I thought Gino's solution was to look for cycling?  That doesn't seem too
hard.

> There is also the implementation issue behind that : you must record
> pair of vertices. If P has p vertices and Q has q, then you basically
> can have to face pq different pairs. Recording them is easy. But you
> also must be able to tell whether a new pair has already been recorded
> or not - and of course in a very quick way. This is not a very big
> problem, but choices have to be made there. For the moment, and in the
> sake of laziness, I just scan the array of recorded pairs in search of
> current one, in a very stupid linear way. It could be improved using
> some dichotomy methods, but I didn't do it.
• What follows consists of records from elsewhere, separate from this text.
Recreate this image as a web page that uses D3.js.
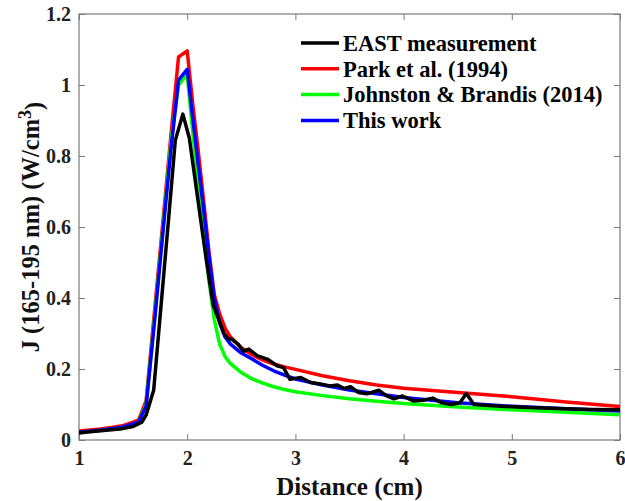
<!DOCTYPE html>
<html>
<head>
<meta charset="utf-8">
<script src="https://cdn.jsdelivr.net/npm/d3@7/dist/d3.min.js"></script>
<style>
  html, body { margin: 0; padding: 0; background: #fff; }
  svg { display: block; }
</style>
</head>
<body>
<svg id="chart" width="625" height="501"></svg>
<script>
// ---- data ----
const modelDistance = [1.0,1.1,1.2,1.3,1.4,1.5,1.55,1.62,1.7,1.78,1.85,1.92,2.0,2.05,2.1,2.15,2.2,2.25,2.3,2.35,2.4,2.5,2.6,2.7,2.8,2.9,3.0,3.25,3.5,3.75,4.0,4.5,5.0,5.5,6.0];
const parkValues = [0.025,0.028,0.031,0.035,0.040,0.050,0.056,0.110,0.370,0.630,0.860,1.079,1.096,0.950,0.820,0.680,0.535,0.410,0.355,0.315,0.290,0.260,0.240,0.225,0.214,0.206,0.199,0.181,0.167,0.155,0.146,0.134,0.122,0.107,0.094];
const johnstonValues = [0.021,0.024,0.027,0.031,0.035,0.044,0.050,0.100,0.350,0.610,0.840,1.000,1.030,0.870,0.720,0.600,0.450,0.340,0.270,0.235,0.215,0.190,0.172,0.160,0.150,0.142,0.136,0.125,0.116,0.109,0.103,0.093,0.085,0.078,0.071];
const thisWorkValues = [0.022,0.025,0.028,0.032,0.036,0.045,0.050,0.095,0.340,0.600,0.820,1.014,1.044,0.910,0.780,0.655,0.520,0.400,0.330,0.290,0.270,0.245,0.228,0.210,0.195,0.183,0.172,0.155,0.141,0.130,0.120,0.105,0.095,0.088,0.082];
const eastDistance = [1.0,1.1,1.2,1.3,1.4,1.5,1.58,1.62,1.69,1.76,1.83,1.89,1.96,2.02,2.07,2.12,2.18,2.24,2.29,2.34,2.38,2.41,2.47,2.52,2.57,2.65,2.74,2.83,2.89,2.95,3.05,3.14,3.23,3.32,3.39,3.45,3.51,3.58,3.66,3.77,3.84,3.91,3.99,4.09,4.18,4.27,4.35,4.44,4.52,4.58,4.65,4.75,4.9,5.1,5.3,5.5,5.75,6.0];
const eastValues = [0.020,0.023,0.026,0.029,0.032,0.038,0.050,0.070,0.140,0.385,0.630,0.844,0.918,0.850,0.740,0.630,0.500,0.380,0.340,0.300,0.285,0.284,0.270,0.250,0.256,0.237,0.228,0.209,0.204,0.171,0.176,0.162,0.158,0.152,0.155,0.145,0.150,0.134,0.130,0.140,0.125,0.116,0.124,0.110,0.112,0.118,0.105,0.100,0.105,0.131,0.100,0.098,0.095,0.092,0.090,0.088,0.086,0.085];
const xTicks = [1,2,3,4,5,6];
const yTicks = [0,0.2,0.4,0.6,0.8,1,1.2];
const seriesNames = ["EAST measurement","Park et al. (1994)","Johnston & Brandis (2014)","This work"];
const seriesColors = ["#000000","#ff0000","#00ff00","#0000ff"];

// ---- chart ----
const FONT = "Liberation Serif";
const svg = d3.select("#chart");
const x = d3.scaleLinear().domain([1,6]).range([79,620]);
const y = d3.scaleLinear().domain([0,1.2]).range([440,14]);
const axisColor = "#7a7a7a";

function styleAxis(g, showLabels) {
  g.attr("font-family", FONT).attr("font-weight", "bold").attr("font-size", 20);
  g.select(".domain").remove();
  g.selectAll(".tick line").attr("stroke", axisColor).attr("stroke-width", 1);
  g.selectAll(".tick text").attr("fill", "#222")
    .attr("font-family", FONT).attr("font-weight", "bold").attr("font-size", 20);
  if (!showLabels) g.selectAll(".tick text").remove();
}

const gx = svg.append("g").attr("transform","translate(0,440)")
  .call(d3.axisBottom(x).tickValues(xTicks).tickFormat(d3.format("d")).tickSizeInner(-6).tickSizeOuter(0).tickPadding(6));
styleAxis(gx, true);
gx.selectAll(".tick text").attr("dy","0.95em");
const gxt = svg.append("g").attr("transform","translate(0,14)")
  .call(d3.axisTop(x).tickValues(xTicks).tickSizeInner(-6).tickSizeOuter(0));
styleAxis(gxt, false);
const gy = svg.append("g").attr("transform","translate(79,0)")
  .call(d3.axisLeft(y).tickValues(yTicks).tickFormat(d => String(d)).tickSizeInner(-6).tickSizeOuter(0).tickPadding(8));
styleAxis(gy, true);
const gyr = svg.append("g").attr("transform","translate(620,0)")
  .call(d3.axisRight(y).tickValues(yTicks).tickSizeInner(-6).tickSizeOuter(0));
styleAxis(gyr, false);

// box
svg.append("rect").attr("x", x(1)).attr("y", y(1.2))
  .attr("width", x(6)-x(1)).attr("height", y(0)-y(1.2))
  .attr("fill","none").attr("stroke", axisColor).attr("stroke-width", 1.2);

// clip
svg.append("clipPath").attr("id","plotclip").append("rect")
  .attr("x", x(1)).attr("y", y(1.2)).attr("width", x(6)-x(1)).attr("height", y(0)-y(1.2));

const line = d3.line().x(d => x(d[0])).y(d => y(d[1]));
const plot = svg.append("g").attr("clip-path","url(#plotclip)");
const models = [
  {vals: parkValues, color: seriesColors[1]},
  {vals: johnstonValues, color: seriesColors[2]},
  {vals: thisWorkValues, color: seriesColors[3]}
];
models.forEach(m => {
  plot.append("path").datum(modelDistance.map((d,i) => [d, m.vals[i]]))
    .attr("d", line).attr("fill","none").attr("stroke", m.color)
    .attr("stroke-width", 3.5).attr("stroke-linejoin","round");
});
plot.append("path").datum(eastDistance.map((d,i) => [d, eastValues[i]]))
  .attr("d", line).attr("fill","none").attr("stroke", seriesColors[0])
  .attr("stroke-width", 3.5).attr("stroke-linejoin","round");

// axis labels
svg.append("text").attr("x", (x(1)+x(6))/2).attr("y", 495)
  .attr("text-anchor","middle")
  .attr("font-family", FONT).attr("font-weight","bold").attr("font-size", 25).attr("fill","#111")
  .text("Distance (cm)");
const yl = svg.append("text").attr("transform", "translate(39,227) rotate(-90)")
  .attr("text-anchor","middle")
  .attr("font-family", FONT).attr("font-weight","bold").attr("font-size", 24.5).attr("fill","#111");
yl.append("tspan").text("J (165-195 nm) (W/cm");
yl.append("tspan").attr("dy","-0.45em").attr("font-size", 18).text("3");
yl.append("tspan").attr("dy","0.45em").text(")");

// legend
const legend = svg.append("g");
seriesNames.forEach((name, i) => {
  const ly = 43 + i * 25.8;
  legend.append("line").attr("x1", 301).attr("x2", 339).attr("y1", ly).attr("y2", ly)
    .attr("stroke", seriesColors[i]).attr("stroke-width", 3.5);
  legend.append("text").attr("x", 343).attr("y", ly).attr("dy","0.35em")
    .attr("font-family", FONT).attr("font-weight","bold").attr("font-size", 22.5)
    .attr("fill","#000").text(name);
});
</script>
</body>
</html>
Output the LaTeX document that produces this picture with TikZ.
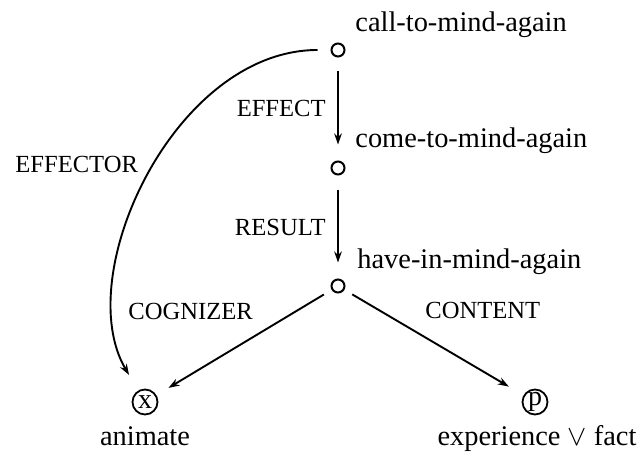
\documentclass[tikz,border=0pt]{standalone}
\usepackage{fontspec}
\setmainfont{Liberation Serif}
\usetikzlibrary{arrows.meta}
\begin{document}
\begin{tikzpicture}[x=0.5pt,y=-0.5pt,
  dot/.style={circle,draw,line width=1pt,inner sep=0pt,minimum size=6.5pt},
  var/.style={circle,draw,line width=0.9pt,inner sep=0pt,minimum size=12.5pt,font=\fontsize{14}{16}\selectfont},
  lbl/.style={font=\fontsize{12.3}{14}\selectfont,inner sep=0pt},
  txt/.style={font=\fontsize{14.2}{16}\selectfont,inner sep=0pt},
  arr/.style={-{Stealth[length=5.5pt,width=3.8pt]},line width=0.95pt}
]
\useasboundingbox (0,0) rectangle (640,454);
\node[dot] (c1) at (338,50) {};
\node[dot] (c2) at (338,168) {};
\node[dot] (c3) at (338,286) {};
\node[var] (x) at (145,402) {x};
\node[var] (p) at (535,402) {p};

\node[txt,anchor=base west] (t1) at (355,32) {call-to-mind-again};
\node[txt,anchor=base west] (t2) at (355,148) {come-to-mind-again};
\node[txt,anchor=base west] (t3) at (357,268) {have-in-mind-again};
\node[txt,anchor=base] (t4) at (145,445) {animate};
\node[txt,anchor=base] (t5) at (537,445) {experience $\vee$ fact};

\node[lbl,anchor=east] (l1) at (326,108) {EFFECT};
\node[lbl,anchor=east] (l2) at (326,227) {RESULT};
\node[lbl,anchor=west] (l3) at (15,164) {EFFECTOR};
\node[lbl,anchor=west] (l4) at (128,311) {COGNIZER};
\node[lbl,anchor=west] (l5) at (425,310) {CONTENT};

\draw[arr,shorten <=7pt,shorten >=8pt] (c1) -- (c2);
\draw[arr,shorten <=7pt,shorten >=8pt] (c2) -- (c3);
\draw[arr,shorten <=4.5pt,shorten >=7pt] (c3) -- (x);
\draw[arr,shorten <=4.5pt,shorten >=8.5pt] (c3) -- (p);
\draw[arr,shorten <=6.5pt,shorten >=9pt] (c1) .. controls (175,50) and (70,275) .. (x);
\end{tikzpicture}
\end{document}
I also could use a stupid
> array of pq bits, but it really would waste some ram for nothing.
> Comments welcome here as well.

Well, you could just remember which points are removed from the simplex in
that time step.... that shouldn't be too hard, and is constant time.

> What do you mean by "full contact manifold" ?

Like if two cubes are on top of each other.  The full contact manifold (or
roughly parts that touch) wouldn't just be one closest point as returned
by gjk, but a face or some other combination of features.  For my
purposes, it might not be worth calculating.

> It actually made me think to a new question! When the algorithm stops,
> it returns a pair of closest points expressed as : Cp = l0*P0 + l1*P1
> + ... Cq = l0*Q0 + l1*Q1 + ...
> 
> (assuming li are Lambda(i), Cp belongs to P, Cq belongs to Q) Now, I
> didn't notice it before, but Lamdbas are the same for Cp and Cq !?
> Isn't it a strong limitation regarding the actual positions of Cp and
> Cq on the convex hulls of P and Q ? I mean, when you start looking for
> two arbitrary points on P and Q, you're supposed to be able to express
> them with arbitrary Lambda values. There's a little something here I
> don't get. Weird. Do you find it shocking or normal ?...maybe there's
> an obvious reason I don't see. And maybe that's what you mean when you
> say it doesn't find a "full contact manifold" ?

It's weird, yes, but not that weird considering that the whole algorithm
works on the two polyhedra A and B at the same time to find the point in A
- B closest to the origin.

> Pheew, when you think it's finished, well, it's not :)

It never is.  The harder part is coming up with good collision
response/contact forces, and god forbid if I decide to go with nonlinear
springs for fear of patent violations. :)

Will


----
Will Portnoy
http://www.cs.washington.edu/homes/will